Robert Bresson’s cinematic philosophy

Article00Dennis Lim at Bookforum:

Robert Bresson's Notes on the Cinematograph holds a special place on the small shelf of books about filmmaking by filmmakers. First published in 1975, this slender and endlessly quotable manifesto by one of the cinema's supreme masters remains, for the receptive reader, potentially seismic. As distilled and exacting as his films, Bresson's compendium of epigrams—its title misleadingly translated in previous English editions as Notes on Cinematography and Notes on the Cinematographer—is film theory at its most aphoristic, the cinephile's equivalent of Letters to a Young Poet, a book to be read in an afternoon and pondered for a lifetime.

In four decades, Bresson made only thirteen features, works of extraordinary lucidity and profound mystery, of absolute rigor and overwhelming emotion. Most of his characters—who include an imprisoned resistance fighter (A Man Escaped), an obscurely motivated petty thief (Pickpocket), and a suicidal young wife (A Gentle Woman)—are searching for a liberation of sorts, whether or not they know it, and most of his films assume the form of a quest for the essential, for a state of grace.
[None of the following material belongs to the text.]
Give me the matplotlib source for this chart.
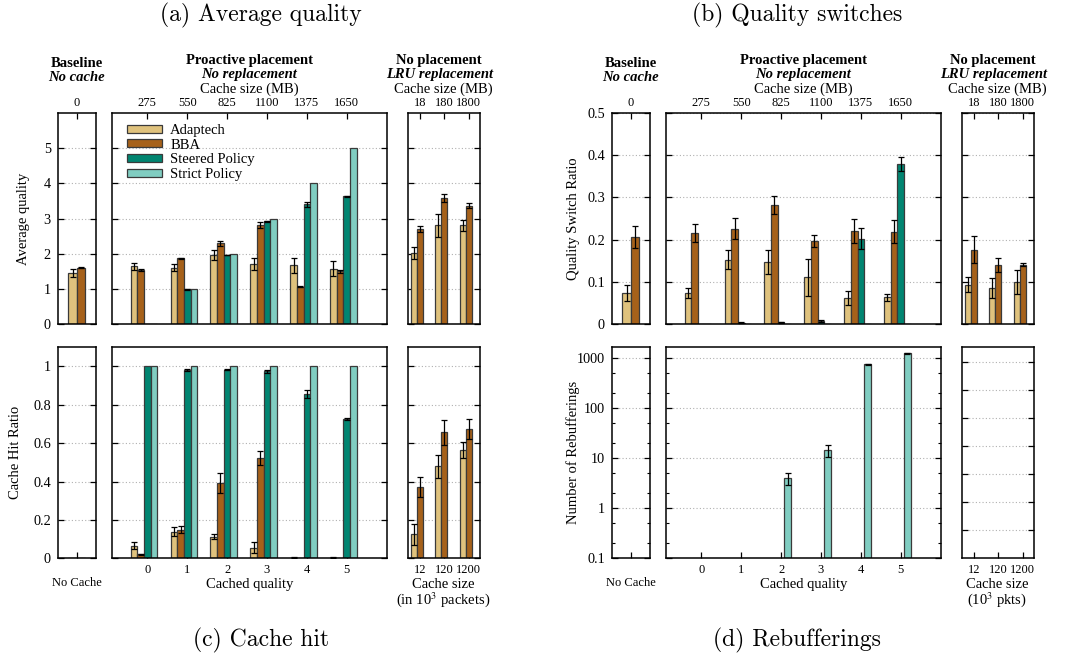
import matplotlib
matplotlib.use('Agg')
import matplotlib.pyplot as plt
import numpy as np
from matplotlib.ticker import FixedLocator, NullFormatter, NullLocator

plt.rcParams['font.family'] = ['Liberation Serif', 'DejaVu Serif']
plt.rcParams['mathtext.fontset'] = 'stix'

# ---------------- data ----------------
series = ['Adaptech', 'BBA', 'Steered Policy', 'Strict Policy']
colors = ['#dfc27d', '#a6611a', '#018571', '#80cdc1']

quality_ticks = ['0', '1', '2', '3', '4', '5']
proactive_mb = ['275', '550', '825', '1100', '1375', '1650']
lru_mb = ['18', '180', '1800']
lru_pkts = ['12', '120', '1200']
baseline_mb = ['0']

# (a) average quality
avgq_base = [1.44, 1.60]
avgq_base_err = [0.11, 0.02]
avgq_adaptech = [1.64, 1.60, 1.96, 1.70, 1.67, 1.57]
avgq_adaptech_err = [0.10, 0.10, 0.15, 0.18, 0.21, 0.21]
avgq_bba = [1.53, 1.86, 2.29, 2.81, 1.06, 1.49]
avgq_bba_err = [0.03, 0.02, 0.07, 0.08, 0.02, 0.04]
avgq_steered = [0.0, 0.98, 1.96, 2.92, 3.40, 3.63]
avgq_steered_err = [0.0, 0.01, 0.01, 0.02, 0.06, 0.02]
avgq_strict = [0.0, 1.0, 2.0, 3.0, 4.0, 5.0]
avgq_strict_err = [0.0, 0.0, 0.0, 0.0, 0.0, 0.0]
avgq_lru_adaptech = [2.02, 2.81, 2.81]
avgq_lru_adaptech_err = [0.17, 0.33, 0.16]
avgq_lru_bba = [2.70, 3.59, 3.36]
avgq_lru_bba_err = [0.09, 0.12, 0.07]

# (b) quality switch ratio
sw_base = [0.073, 0.205]
sw_base_err = [0.018, 0.026]
sw_adaptech = [0.073, 0.152, 0.146, 0.110, 0.061, 0.063]
sw_adaptech_err = [0.013, 0.022, 0.029, 0.044, 0.017, 0.008]
sw_bba = [0.215, 0.226, 0.282, 0.196, 0.220, 0.219]
sw_bba_err = [0.021, 0.025, 0.021, 0.014, 0.029, 0.027]
sw_steered = [0.0, 0.002, 0.003, 0.006, 0.202, 0.379]
sw_steered_err = [0.0, 0.001, 0.002, 0.003, 0.025, 0.016]
sw_strict = [0.0, 0.0, 0.0, 0.0, 0.0, 0.0]
sw_strict_err = [0.0, 0.0, 0.0, 0.0, 0.0, 0.0]
sw_lru_adaptech = [0.093, 0.085, 0.099]
sw_lru_adaptech_err = [0.018, 0.024, 0.028]
sw_lru_bba = [0.176, 0.139, 0.140]
sw_lru_bba_err = [0.032, 0.017, 0.004]

# (c) cache hit ratio
hit_base = [0.0, 0.0]
hit_base_err = [0.0, 0.0]
hit_adaptech = [0.066, 0.139, 0.113, 0.056, 0.004, 0.004]
hit_adaptech_err = [0.019, 0.022, 0.014, 0.027, 0.003, 0.003]
hit_bba = [0.021, 0.150, 0.391, 0.522, 0.0, 0.0]
hit_bba_err = [0.002, 0.016, 0.052, 0.037, 0.0, 0.0]
hit_steered = [1.0, 0.983, 0.983, 0.974, 0.856, 0.727]
hit_steered_err = [0.0, 0.004, 0.003, 0.010, 0.020, 0.005]
hit_strict = [1.0, 1.0, 1.0, 1.0, 1.0, 1.0]
hit_strict_err = [0.0, 0.0, 0.0, 0.0, 0.0, 0.0]
hit_lru_adaptech = [0.125, 0.480, 0.563]
hit_lru_adaptech_err = [0.056, 0.061, 0.042]
hit_lru_bba = [0.370, 0.656, 0.673]
hit_lru_bba_err = [0.052, 0.064, 0.052]

# (d) rebufferings
reb_adaptech = [0, 0, 0, 0, 0, 0]
reb_bba = [0, 0, 0, 0, 0, 0]
reb_steered = [0, 0, 0, 0, 0, 0]
reb_strict = [0, 0, 4.0, 14.2, 738, 1220]
reb_strict_err = [0, 0, 1.1, 3.7, 15, 20]
reb_ticks = [0.1, 1, 10, 100, 1000]
reb_ticklabels = ['0.1', '1', '10', '100', '1000']

# ---------------- layout ----------------
W, H = 1067, 666
fig = plt.figure(figsize=(W / 100, H / 100), dpi=100)

def rect(x0, x1, ytop, ybot):
    return [x0 / W, 1 - ybot / H, (x1 - x0) / W, (ybot - ytop) / H]

cols_left = [(57.7, 95.7), (111.7, 386.7), (408.3, 480.3)]
shift = 554.0
rows = [(113.3, 323.7), (347.3, 558.3)]

XTICK_FS = 9
YTICK_FS = 10.3
LAB_FS = 10.5
EDGE = '#3a3a3a'

def txt(x, y, s, **kw):
    kw.setdefault('ha', 'center')
    kw.setdefault('va', 'center')
    fig.text(x / W, 1 - y / H, s, **kw)

def style(ax, top_row):
    for sp in ax.spines.values():
        sp.set_linewidth(1.1)
        sp.set_color('black')
    ax.tick_params(axis='both', which='major', direction='in', length=4, width=0.9)
    ax.tick_params(axis='x', labelsize=XTICK_FS)
    ax.tick_params(axis='y', labelsize=YTICK_FS)
    ax.tick_params(axis='both', which='minor', direction='in', length=2.5, width=0.8)
    ax.tick_params(axis='y', which='both', left=True, right=True, pad=5)
    if top_row:
        ax.tick_params(axis='x', which='both', top=True, bottom=False,
                       labeltop=True, labelbottom=False, pad=3)
    else:
        ax.tick_params(axis='x', which='both', top=False, bottom=True,
                       labeltop=False, labelbottom=True, pad=4)
    ax.grid(axis='y', which='major', linestyle=(0, (1, 2)), color='#b0b0b0', linewidth=0.8)
    ax.set_axisbelow(True)

def bars(ax, xs, vals, errs, offsets, w, cols, labels=None, log_base=None):
    for i, (v, e) in enumerate(zip(vals, errs)):
        v = np.asarray(v, float)
        e = np.asarray(e, float)
        x = np.asarray(xs, float) + offsets[i] * w
        lab = labels[i] if labels else None
        if log_base is not None:
            m = v > 0
            if not m.any():
                continue
            ax.bar(x[m], v[m] - log_base, bottom=log_base, width=w, color=cols[i],
                   edgecolor=EDGE, linewidth=0.9, label=lab, zorder=2)
            ax.errorbar(x[m], v[m], yerr=e[m], fmt='none', ecolor='black',
                        elinewidth=0.9, capsize=2.2, capthick=0.9, zorder=3)
        else:
            ax.bar(x, v, width=w, color=cols[i], edgecolor=EDGE, linewidth=0.9,
                   label=lab, zorder=2)
            m = e > 0
            if m.any():
                ax.errorbar(x[m], v[m], yerr=e[m], fmt='none', ecolor='black',
                            elinewidth=0.9, capsize=2.2, capthick=0.9, zorder=3)

w_mid = 1 / 6
w_side = 0.25
off_mid = [-2, -1, 0, 1]
off_base = [-0.5, 0.5]
off_lru = [-1, 0]
xlim_left = (-0.57, 0.57)
xlim_mid = (-0.892, 6.0)
xlim_right = (-0.465, 2.47)

panels = [
    dict(dx=0, row=0, name='avgq'),
    dict(dx=shift, row=0, name='sw'),
    dict(dx=0, row=1, name='hit'),
    dict(dx=shift, row=1, name='reb'),
]

data = {
    'avgq': dict(base=(avgq_base, avgq_base_err),
                 mid=([avgq_adaptech, avgq_bba, avgq_steered, avgq_strict],
                      [avgq_adaptech_err, avgq_bba_err, avgq_steered_err, avgq_strict_err]),
                 right=([avgq_lru_adaptech, avgq_lru_bba], [avgq_lru_adaptech_err, avgq_lru_bba_err]),
                 ylim=(0, 6), yticks=[0, 1, 2, 3, 4, 5], ylabel='Average quality', ylabx=30.0),
    'sw': dict(base=(sw_base, sw_base_err),
               mid=([sw_adaptech, sw_bba, sw_steered, sw_strict],
                    [sw_adaptech_err, sw_bba_err, sw_steered_err, sw_strict_err]),
               right=([sw_lru_adaptech, sw_lru_bba], [sw_lru_adaptech_err, sw_lru_bba_err]),
               ylim=(0, 0.5), yticks=[0, 0.1, 0.2, 0.3, 0.4, 0.5], ylabel='Quality Switch Ratio',
               ylabx=580.0 - shift),
    'hit': dict(base=(hit_base, hit_base_err),
                mid=([hit_adaptech, hit_bba, hit_steered, hit_strict],
                     [hit_adaptech_err, hit_bba_err, hit_steered_err, hit_strict_err]),
                right=([hit_lru_adaptech, hit_lru_bba], [hit_lru_adaptech_err, hit_lru_bba_err]),
                ylim=(0, 1.1), yticks=[0, 0.2, 0.4, 0.6, 0.8, 1.0], ylabel='Cache Hit Ratio',
                ylabx=22.0),
    'reb': dict(ylabel='Number of Rebufferings', ylabx=580.0 - shift),
}

def fmt_tick(v):
    return '%g' % v

for p in panels:
    dx, row, name = p['dx'], p['row'], p['name']
    d = data[name]
    ytop, ybot = rows[row]
    top_row = row == 0
    axL = fig.add_axes(rect(cols_left[0][0] + dx, cols_left[0][1] + dx, ytop, ybot))
    axM = fig.add_axes(rect(cols_left[1][0] + dx, cols_left[1][1] + dx, ytop, ybot))
    axR = fig.add_axes(rect(cols_left[2][0] + dx, cols_left[2][1] + dx, ytop, ybot))
    for ax in (axL, axM, axR):
        style(ax, top_row)
    axL.set_xlim(*xlim_left)
    axM.set_xlim(*xlim_mid)
    axR.set_xlim(*xlim_right)

    qx = np.arange(len(quality_ticks))
    rx = np.arange(len(lru_mb))

    if name == 'reb':
        base_y = 0.1
        bars(axM, qx, [reb_adaptech, reb_bba, reb_steered, reb_strict],
             [reb_adaptech, reb_bba, reb_steered, reb_strict_err], off_mid, w_mid, colors,
             log_base=base_y)
        for ax in (axL, axM):
            ax.set_yscale('log')
            ax.set_ylim(0.1, 1600)
            ax.yaxis.set_major_locator(FixedLocator(reb_ticks))
            ax.yaxis.set_minor_locator(FixedLocator(
                [m * 10.0 ** k for k in range(-1, 4) for m in (2, 5)]))
            ax.yaxis.set_minor_formatter(NullFormatter())
        axL.set_yticks(reb_ticks, reb_ticklabels)
        axM.set_yticks(reb_ticks, [''] * len(reb_ticks))
        axR.set_yscale('log')
        axR.set_ylim(1, 10 ** 7.51)
        axR.yaxis.set_major_locator(FixedLocator([10.0 ** k for k in range(1, 8)]))
        axR.yaxis.set_minor_locator(NullLocator())
        axR.yaxis.set_major_formatter(NullFormatter())
    else:
        bv, be = d['base']
        bars(axL, [0], [[bv[0]], [bv[1]]], [[be[0]], [be[1]]], off_base, w_side, colors[:2])
        mv, me = d['mid']
        bars(axM, qx, mv, me, off_mid, w_mid, colors,
             labels=series if name == 'avgq' else None)
        rv, re_ = d['right']
        bars(axR, rx, rv, re_, off_lru, w_side, colors[:2])
        for ax in (axL, axM, axR):
            ax.set_ylim(*d['ylim'])
            ax.set_yticks(d['yticks'])
        axL.set_yticklabels([fmt_tick(v) for v in d['yticks']])
        axM.set_yticklabels([])
        axR.set_yticklabels([])
        if name == 'avgq':
            axM.legend(loc='upper left', bbox_to_anchor=(0.0545, 0.95), frameon=False,
                       fontsize=LAB_FS, handlelength=2.45, handleheight=0.45,
                       labelspacing=0.12, handletextpad=0.53, borderpad=0,
                       borderaxespad=0)

    if top_row:
        axL.set_xticks([0], baseline_mb)
        axM.set_xticks(qx, proactive_mb)
        axR.set_xticks(rx, lru_mb)
    else:
        axL.set_xticks([0], [''])
        axM.set_xticks(qx, quality_ticks)
        axR.set_xticks(rx, lru_pkts)

    x0 = cols_left[0][0]
    axL.set_ylabel(d['ylabel'], fontsize=LAB_FS)
    axL.yaxis.set_label_coords((d['ylabx'] - x0) / (cols_left[0][1] - x0), 0.5)

    cL = (cols_left[0][0] + cols_left[0][1]) / 2 + dx
    cM = (cols_left[1][0] + cols_left[1][1]) / 2 + dx
    cR = (cols_left[2][0] + cols_left[2][1]) / 2 + dx
    if top_row:
        txt(cL, 63.3, 'Baseline', fontsize=LAB_FS, fontweight='bold')
        txt(cL, 77.3, 'No cache', fontsize=LAB_FS, fontweight='bold', fontstyle='italic')
        txt(cM, 60.5, 'Proactive placement', fontsize=LAB_FS, fontweight='bold')
        txt(cM, 74.5, 'No replacement', fontsize=LAB_FS, fontweight='bold', fontstyle='italic')
        txt(cM, 89.3, 'Cache size (MB)', fontsize=LAB_FS)
        txt(cR - 5, 60.5, 'No placement', fontsize=LAB_FS, fontweight='bold')
        txt(cR - 5, 74.5, 'LRU replacement', fontsize=LAB_FS, fontweight='bold', fontstyle='italic')
        txt(cR - 1, 89.3, 'Cache size (MB)', fontsize=LAB_FS)
    else:
        txt(cL, 583.5, 'No Cache', fontsize=XTICK_FS)
        txt(cM, 584.3, 'Cached quality', fontsize=LAB_FS)
        txt(cR - 1, 584.3, 'Cache size', fontsize=LAB_FS)
        if name == 'hit':
            txt(cR - 1, 599.3, r'(in 10$^3$ packets)', fontsize=LAB_FS)
        else:
            txt(cR - 1, 599.3, r'(10$^3$ pkts)', fontsize=LAB_FS)

# panel titles
txt(261, 15, '(a) Average quality', fontsize=17, fontfamily='cmr10')
txt(797, 15, '(b) Quality switches', fontsize=17, fontfamily='cmr10')
txt(261, 640, '(c) Cache hit', fontsize=17, fontfamily='cmr10')
txt(797, 640, '(d) Rebufferings', fontsize=17, fontfamily='cmr10')

fig.savefig('out.png', dpi=100)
Bresson came to movies late, having started as a painter, and he would attempt to exercise as much control over a collaborative, industrial medium as an artist has over his canvas. His allergy to compromise meant that the films were few and far between. Reflection, whether by inclination or necessity, was part of his process. “Precision of aim lays one open to hesitations,” he writes in Notes, which he took several decades to complete, adding that Debussy would spend a week “deciding on one chord rather than another.”